Van Pelt computers have been experiencing technical difficulties this week.

Many desktop computers in the Electronic Lookup Computer Lab on the first floor of Van Pelt have been marked as out of order. Others have had slow internet speeds and delayed startup times. 

“The plan is for new computers to arrive on Monday over the holiday to alleviate the problem,” said Marlin Bocino, an intern at Van Pelt. ”We’re having connectivity issues, so this entire week has proven to be slow in this particular area.”

“We’re doing a number of things to improve the speed and startup of machines in that location,” said Joe Zucca, director of Strategic Initiatives and Library Technology Services.

Zucca said that the slowness is caused by a variety of issues such as network configuration and student profile configuration on the library computers. He also added that Penn Libraries’ technology department is taking various steps to correct the problem.
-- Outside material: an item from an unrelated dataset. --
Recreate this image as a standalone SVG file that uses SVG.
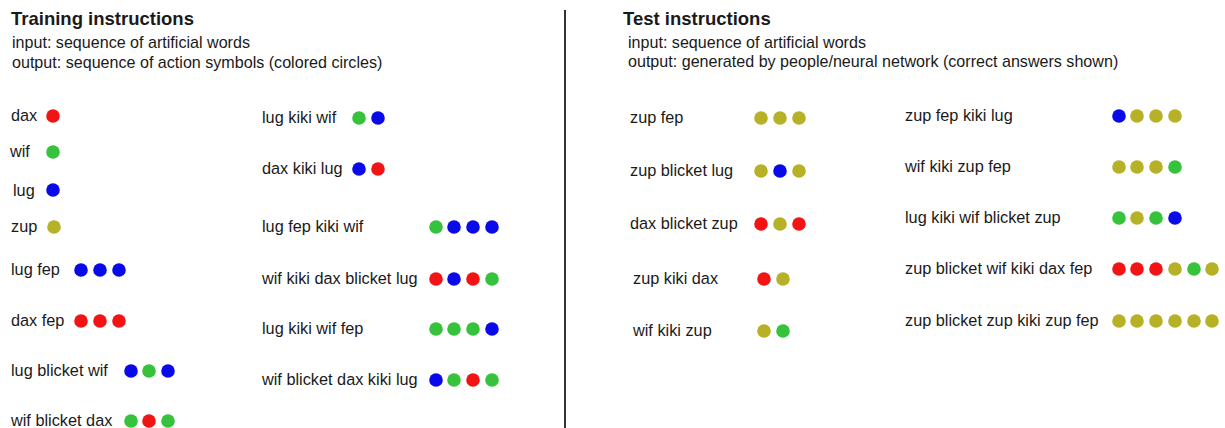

The library tech department will be adjusting the cycle used to replace equipment so that some of their newer purchases will be put in the ELC to combat the current issues. In addition, he said that the department has been studying how the computers connect to the internet in hopes of speeding up access to the network.

New policy decisions will also tackle the problems facing Van Pelt computers. For example, they will be shortening the length of time that files can stay on users’ profiles, which they believe will increase the machine speed.

“Right now, there’s a 24-hour lag at the end of the profile before files get wiped. That’s a good thing if you’ve forgotten to take something off the machine and you have to go back and hope to find it there. But there is a cost in performance in having a profile linger that long,” Zucca said.

Zucca stated that the issues were not addressed earlier in the summer because a reimaging project — which updated versions of software available to computers and also how machines were configured to deliver the software — was the top priority at the time. He said the improvements will be implemented soon, though a specific date is not set for when all the issues will be resolved.

Despite the slowness, some students say that it is not a major problem.

“To me, it doesn't take too long because while it’s loading, I like to get out the work that I'm working on and the supplies that I’ll be using,” Engineering freshman Faith Taliaferro said. “By the time I’m ready to work, it’s loaded, and I can go on the computer.”